On 10.12.2011 00:57 Phil Hord wrote:
>  On Thu, Dec 8, 2011 at 4:13 AM,
>  <andreas.t.auer_gtml_37453@ursus.ath.cx> wrote:
>
>  Yes, but maybe you can update this information in the .gitmodules
>  file easily with a command.  Maybe it could be something simpler
>  than "git sync-gitmodules-branches", but that is essentially what it
>  would do: it would save the current branch in each submodule as the
>  "tracked" branch in the .gitmodules file.

Ok, I have read a better description of the "floating submodule" model 
now, so it is a different use case and somehow it makes sense. In that 
case there are probably just a few branches that you would like to 
follow, maybe an "unstable" for the newest development or "stable" for 
the current release or some maintenance branches.

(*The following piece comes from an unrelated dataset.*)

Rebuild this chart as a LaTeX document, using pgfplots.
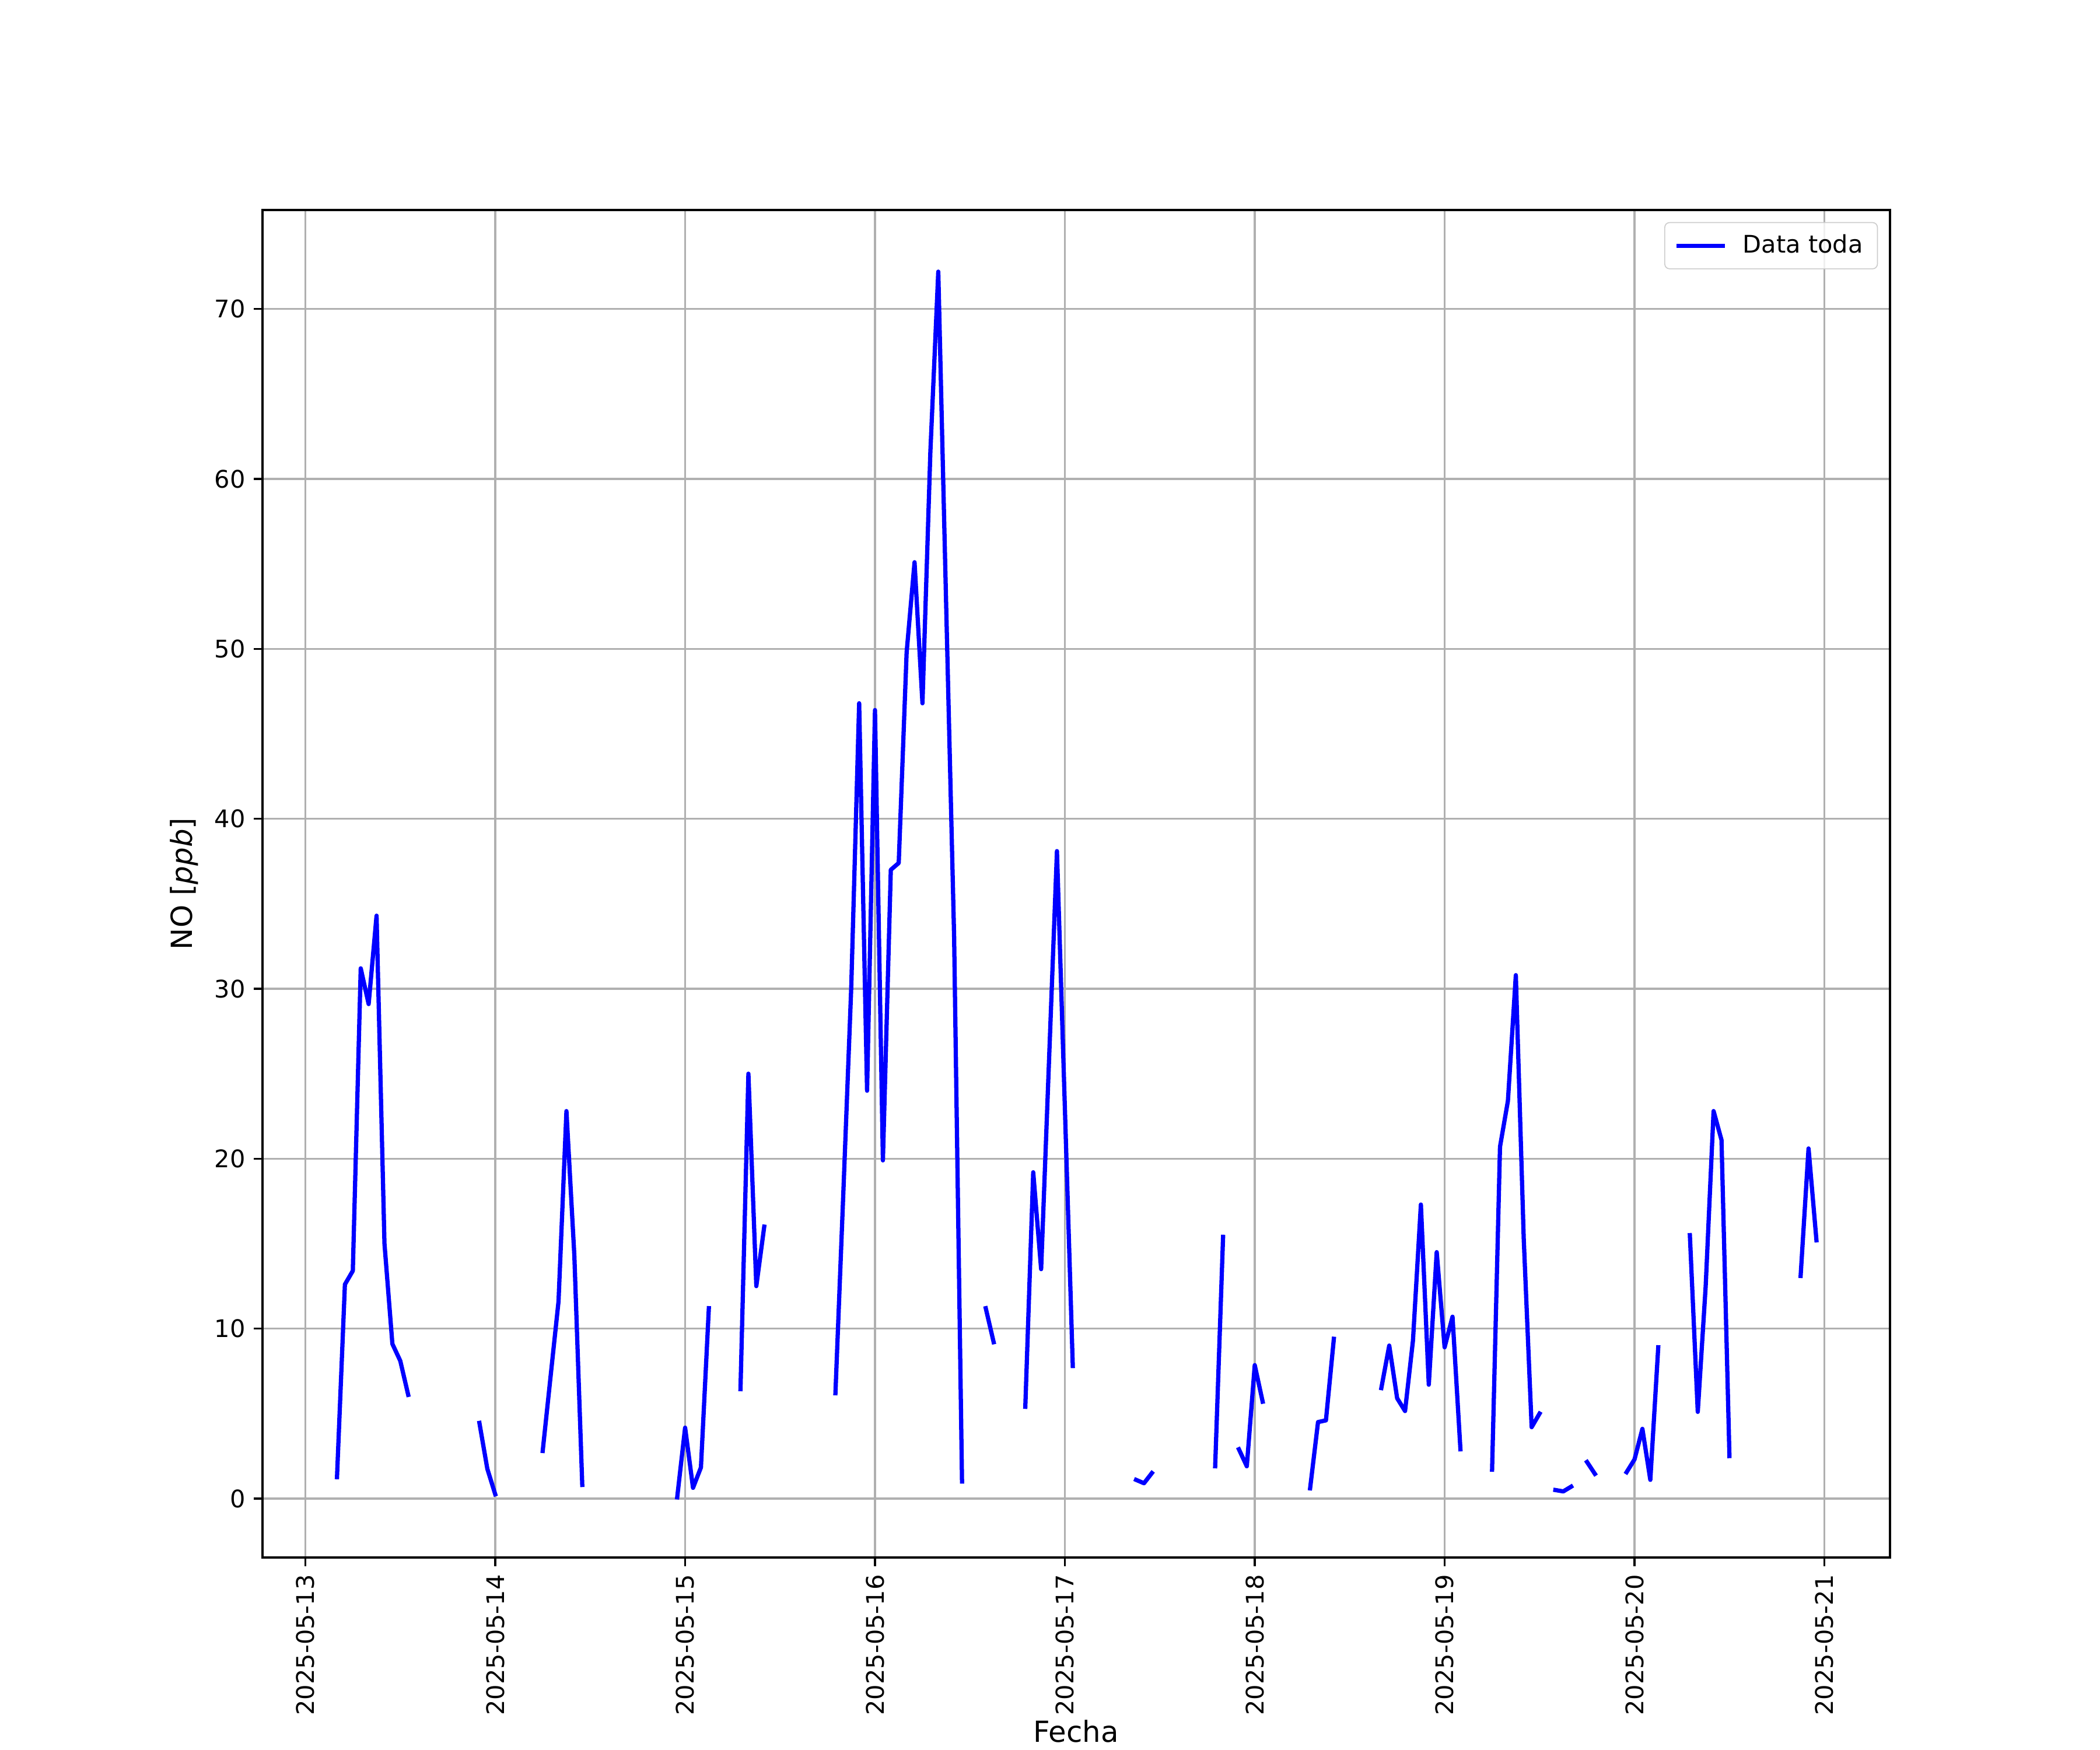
\documentclass[border=0pt]{standalone}
\usepackage{fontspec}
\setmainfont{DejaVu Sans}
\usepackage{pgfplots}
\pgfplotsset{compat=1.18}
\usepackage{pgfplotstable}

% hours since 2025-05-13 00:00, NO in ppb (nan = gap)
\pgfplotstableread{
h y
4 1.26
5 12.6
6 13.4
7 31.2
8 29.1
9 34.3
10 15.0
11 9.1
12 8.1
13 6.1
14 nan
22 4.45
23 1.75
24 0.25
25 nan
30 2.8
31 7.2
32 11.6
33 22.8
34 14.3
35 0.8
36 nan
47 0.07
48 4.17
49 0.63
50 1.83
51 11.2
52 nan
55 6.44
56 25.0
57 12.5
58 16.0
59 nan
67 6.2
68 18.0
69 30.1
70 46.8
71 24.0
72 46.4
73 19.9
74 37.0
75 37.4
76 49.8
77 55.1
78 46.8
79 61.6
80 72.2
81 52.5
82 33.1
83 1.0
84 nan
86 11.2
87 9.2
88 nan
91 5.4
92 19.2
93 13.5
94 25.8
95 38.1
96 23.0
97 7.8
98 nan
105 1.1
106 0.9
107 1.5
108 nan
115 1.9
116 15.4
117 nan
118 2.9
119 1.9
120 7.85
121 5.7
122 nan
127 0.6
128 4.5
129 4.6
130 9.4
131 nan
136 6.5
137 9.0
138 5.9
139 5.15
140 9.3
141 17.3
142 6.7
143 14.5
144 8.9
145 10.7
146 2.9
147 nan
150 1.7
151 20.7
152 23.4
153 30.8
154 15.3
155 4.2
156 5.0
157 nan
158 0.5
159 0.42
160 0.7
161 nan
162 2.15
163 1.45
164 nan
167 1.55
168 2.3
169 4.1
170 1.1
171 8.9
172 nan
175 15.5
176 5.1
177 12.5
178 22.8
179 21.1
180 2.5
181 nan
189 13.1
190 20.6
191 15.2
}\datatable

\begin{document}
\begin{tikzpicture}
\path[use as bounding box] (0,0) rectangle (12in,10in);
\begin{axis}[
  at={(1.5in,1.1in)}, anchor=south west,
  width=9.3in, height=7.7in, scale only axis,
  xmin=-0.2257, xmax=8.3457, ymin=-3.47, ymax=75.83,
  xtick={0,1,2,3,4,5,6,7,8},
  xticklabels={2025-05-13,2025-05-14,2025-05-15,2025-05-16,2025-05-17,2025-05-18,2025-05-19,2025-05-20,2025-05-21},
  xticklabel style={rotate=90, anchor=east},
  ytick={0,10,20,30,40,50,60,70},
  grid=major,
  grid style={color=black!31, line width=0.8pt},
  axis line style={line width=0.8pt},
  tick style={black, line width=0.8pt},
  tick align=outside, tick pos=left,
  major tick length=3.5pt,
  xlabel={Fecha}, ylabel={NO [\textit{ppb}]},
  unbounded coords=jump,
  /pgf/number format/assume math mode=true,
  tick label style={font=\fontsize{10}{12}\selectfont},
  label style={font=\fontsize{12}{14}\selectfont},
  xlabel style={inner ysep=0.5pt, yshift=2pt},
  legend style={at={(1,1)}, anchor=north east, xshift=-5pt, yshift=-5pt,
    draw=black!20, rounded corners=2pt, fill=white, fill opacity=0.8, text opacity=1,
    font=\fontsize{10}{12}\selectfont, inner xsep=4pt, inner ysep=3pt,
    /tikz/every odd column/.append style={column sep=4.5pt}},
  legend cell align=left,
  legend image code/.code={\draw[#1, line cap=butt] (0pt,0pt) -- (20pt,0pt);},
]
\addplot[color=blue, line width=1.75pt, line cap=rect, line join=round] table[x expr=\thisrow{h}/24, y=y] {\datatable};
\addlegendentry{Data toda}
\end{axis}
\end{tikzpicture}
\end{document}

>  Now this makes sense.  I want the same thing.  I want to preserve
>  history on "old" commits, but I want to "advance to tip" on "new"
>  commits.
>
>  The trouble, I think, is in telling the difference between "old" and
>   "new".  I think it means there is a switch, like --auto-follow (or
>  --no-auto-follow for the alternate if core.auto_follow is set).  But
>   having a config option as the default is likely to break lots of
>  scripts.

In my use case the branches on the submodules follow the superproject 
and (mostly) versions that are committed there, it just adds the 
possibility to keep on working without checking out a branch after an 
update and without colliding with existing branchnames in the submodule.

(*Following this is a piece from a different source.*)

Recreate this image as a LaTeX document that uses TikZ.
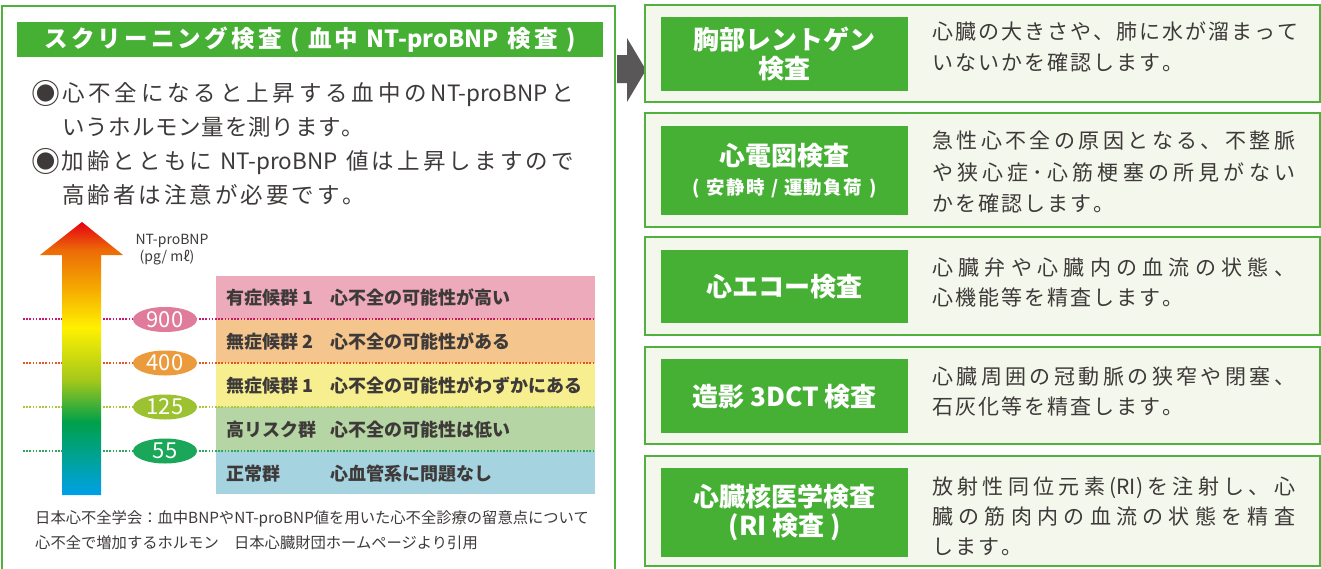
\documentclass[tikz,border=0pt]{standalone}
\usepackage{fontspec}
\setmainfont{Noto Sans CJK JP}
\usetikzlibrary{shapes.geometric}
\definecolor{pgreen}{HTML}{50B23C}
\definecolor{lgreen}{HTML}{46B035}
\definecolor{boxbg}{HTML}{F4F8EC}
\definecolor{txt}{HTML}{3E3A39}
\definecolor{darr}{HTML}{595757}
\definecolor{bpink}{HTML}{EDAABB}
\definecolor{borange}{HTML}{F4C68D}
\definecolor{byellow}{HTML}{F7EF8F}
\definecolor{bgreen}{HTML}{B6D5A4}
\definecolor{bblue}{HTML}{A5D3DF}
\definecolor{lnA}{HTML}{C8166E}
\definecolor{lnB}{HTML}{E8561E}
\definecolor{lnC}{HTML}{A6C83A}
\definecolor{lnD}{HTML}{2EA55A}
\definecolor{elA}{HTML}{E07B9C}
\definecolor{elB}{HTML}{EC9B3C}
\definecolor{elC}{HTML}{9DC231}
\definecolor{elD}{HTML}{1AA75A}
\definecolor{aRed}{HTML}{E60012}
\definecolor{aOR}{HTML}{EC6A07}
\definecolor{aOrange}{HTML}{F6AD00}
\definecolor{aYellow}{HTML}{FFF100}
\definecolor{aYG}{HTML}{A5C81A}
\definecolor{aGreen}{HTML}{00A04A}
\definecolor{aTeal}{HTML}{00A29A}
\definecolor{aBlue}{HTML}{00A0E9}
\pgfdeclareverticalshading{rainbowarrow}{100bp}{color(0bp)=(aBlue); color(25bp)=(aBlue); color(31.4bp)=(aTeal); color(38.4bp)=(aGreen); color(46.1bp)=(aYG); color(55.6bp)=(aYellow); color(62.5bp)=(aOrange); color(69.9bp)=(aOR); color(75bp)=(aRed); color(100bp)=(aRed)}
\newdimen\sgap
\sgap=2pt
\def\sEnd{}
\def\sMark{\sEnd}
\def\sline#1{\sA#1\sEnd}
\def\sA#1{#1\sB}
\def\sB#1{\def\sT{#1}\ifx\sT\sMark\else\hskip\sgap plus 1fil\relax#1\expandafter\sB\fi}
\newcommand\fisheye{\makebox[24pt][c]{\raisebox{-2.5pt}{\fontsize{29}{29}\selectfont ◉}}}
\begin{document}
\begin{tikzpicture}[x=1pt,y=-1pt,
  panel/.style={draw=pgreen, line width=2pt},
  rbox/.style={draw=pgreen, line width=2pt, fill=boxbg},
  hdr/.style={fill=lgreen, text=white, inner sep=0pt, minimum width=586pt, minimum height=35pt, font=\bfseries\fontsize{23.5}{27}\selectfont},
  lbl/.style={fill=lgreen, text=white, font=\bfseries\fontsize{26}{29}\selectfont, align=center, inner sep=0pt, minimum width=247pt, anchor=north west},
  desc/.style={anchor=base west, inner sep=0pt, text=txt, font=\fontsize{21}{25}\selectfont},
  bul/.style={anchor=base west, inner sep=0pt, text=txt, font=\fontsize{22.5}{27}\selectfont},
  btxt/.style={anchor=base west, inner sep=0pt, text=txt, font=\bfseries\fontsize{18}{21}\selectfont},
  val/.style={ellipse, minimum width=64pt, minimum height=25pt, inner sep=0pt, text=white, font=\fontsize{22}{24}\selectfont},
  foot/.style={anchor=base west, inner sep=0pt, text=txt, font=\fontsize{15.3}{18}\selectfont},
  small/.style={inner sep=0pt, text=txt, font=\fontsize{14}{17}\selectfont},
  dots/.style={line width=1.3pt, dash pattern=on 1.6pt off 1.6pt}]
\useasboundingbox (0,0) rectangle (1321,568);
\fill[white] (0,0) rectangle (1321,568);
% left panel
\draw[panel] (2,6) rectangle (615,580);
\node[hdr] (hdr) at (310,39.5) {\sgap=3.2pt\sline{スクリーニング検査{~(~}血中{~NT-proBNP~}検査{~)}}};
\node[bul] (b1) at (34,101.5) {\makebox[540pt][s]{\sline{{\fisheye}心不全になると上昇する血中の{NT-proBNP}と}}};
\node[bul] (b2) at (62,135.5) {\sgap=0.8pt\sline{いうホルモン量を測ります。}};
\node[bul] (b3) at (34,169.5) {\makebox[540pt][s]{\sline{{\fisheye}加齢とともに{~NT-proBNP~}値は上昇しますので}}};
\node[bul] (b4) at (62,203.5) {\sgap=3pt\sline{高齢者は注意が必要です。}};
% bands
\fill[bpink] (216,276) rectangle (595,319);
\fill[borange] (216,319) rectangle (595,363);
\fill[byellow] (216,363) rectangle (595,407);
\fill[bgreen] (216,407) rectangle (595,451);
\fill[bblue] (216,451) rectangle (595,494);
\draw[dots, lnA] (23,319) -- (595,319);
\draw[dots, lnB] (23,363) -- (595,363);
\draw[dots, lnC] (23,407) -- (595,407);
\draw[dots, lnD] (23,451) -- (595,451);
% gradient arrow
\shade[shading=rainbowarrow] (82,222) -- (123,255) -- (101,255) -- (101,495) -- (62,495) -- (62,255) -- (40,255) -- cycle;
\node[small] (ntl) at (172,241) {NT-proBNP};
\node[small] (unit) at (167,258) {(pg/ mℓ)};
\node[val, fill=elA] (v900) at (165,319.5) {900};
\node[val, fill=elB] (v400) at (165,363) {400};
\node[val, fill=elC] (v125) at (165,407) {125};
\node[val, fill=elD] (v55) at (165,451) {55};
\node[btxt] (g1) at (226,304) {有症候群 1};
\node[btxt] (g2) at (226,348) {無症候群 2};
\node[btxt] (g3) at (226,392) {無症候群 1};
\node[btxt] (g4) at (226,436) {高リスク群};
\node[btxt] (g5) at (226,480) {正常群};
\node[btxt] (t1) at (330,304) {心不全の可能性が高い};
\node[btxt] (t2) at (330,348) {心不全の可能性がある};
\node[btxt] (t3) at (330,392) {心不全の可能性がわずかにある};
\node[btxt] (t4) at (330,436) {心不全の可能性は低い};
\node[btxt] (t5) at (330,480) {心血管系に問題なし};
\node[foot] (f1) at (35,523.5) {日本心不全学会：血中BNPやNT-proBNP値を用いた心不全診療の留意点について};
\node[foot] (f2) at (35,548.5) {心不全で増加するホルモン　日本心臓財団ホームページより引用};
% dark arrow
\fill[darr] (617,55) -- (627,55) -- (627,38) -- (646,70) -- (627,102) -- (627,83) -- (617,83) -- cycle;
% right boxes
\draw[rbox] (645,5) rectangle (1320,102);
\draw[rbox] (645,113) rectangle (1320,227);
\draw[rbox] (645,237) rectangle (1320,335);
\draw[rbox] (645,347) rectangle (1320,444);
\draw[rbox] (645,456) rectangle (1320,566);
\node[lbl, minimum height=74pt] (l1) at (661,17) {胸部レントゲン\\検査};
\node[lbl, minimum height=89pt] (l2) at (661,126) {心電図検査\\{\fontsize{18.5}{22}\selectfont\sgap=1.5pt\sline{({~}安静時{~/~}運動負荷{~})}}};
\node[lbl, minimum height=73pt] (l3) at (661,250) {心エコー検査};
\node[lbl, minimum height=74pt] (l4) at (661,359) {造影 3DCT 検査};
\node[lbl, minimum height=89pt] (l5) at (661,468) {心臓核医学検査\\(RI 検査 )};
\node[desc] (d1a) at (932,39) {\makebox[363pt][s]{\sline{心臓の大きさや、肺に水が溜まって}}};
\node[desc] (d1b) at (932,70) {\sline{いないかを確認します。}};
\node[desc] (d2a) at (932,148) {\makebox[363pt][s]{\sline{急性心不全の原因となる、不整脈}}};
\node[desc] (d2b) at (932,180) {\makebox[363pt][s]{\sline{や狭心症･心筋梗塞の所見がない}}};
\node[desc] (d2c) at (932,211) {\sline{かを確認します。}};
\node[desc] (d3a) at (932,275) {\makebox[363pt][s]{\sline{心臓弁や心臓内の血流の状態、}}};
\node[desc] (d3b) at (932,305) {\sline{心機能等を精査します。}};
\node[desc] (d4a) at (932,384) {\makebox[363pt][s]{\sline{心臓周囲の冠動脈の狭窄や閉塞、}}};
\node[desc] (d4b) at (932,414) {\sline{石灰化等を精査します。}};
\node[desc] (d5a) at (932,494) {\makebox[363pt][s]{\sline{放射性同位元素{(RI)}を注射し、心}}};
\node[desc] (d5b) at (932,524) {\makebox[363pt][s]{\sline{臓の筋肉内の血流の状態を精査}}};
\node[desc] (d5c) at (932,554) {\sline{します。}};
\end{tikzpicture}
\end{document}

The other use case wants to follow the commits of that other submodule 
without checking the corresponding gitlinks into the superproject. But 
wouldn't it also make sense here to define actually a mapping in the 
.gitmodule that says "if the branch 'develop' is checkedout in the 
supermodule then with every submodule update automatically pull the 
newest 'unstable' commit from the submodule"? Or for "master" follow 
"stable" or for the "maint" branch follow updates in the "bugfixes" branch.

For example

[submodule "commonlib"]
     update = heads develop:unstable master:stable maint:bugfixes


So whenever a defined branch is checked out in the superproject the 
mapped branch will be checked out in the submodule ("new" commit), but 
if a (e.g. tagged) commit is checked out ("old" commit) then the gitlink 
in the superproject is used to check out the referenced commit in the 
submodule.

In http://thread.gmane.org/gmane.comp.version-control.git/183837 was 
discussed whether the gitlink in the superproject should be set to 
all-zero if updates follow the tip or maybe use the SHA1 of the commit 
when the submodule was added. I think the gitlink should be updated 
everytime when a new commit in the superproject is created.

  parent reply	other threads:[~2011-12-11 21:26 UTC|newest]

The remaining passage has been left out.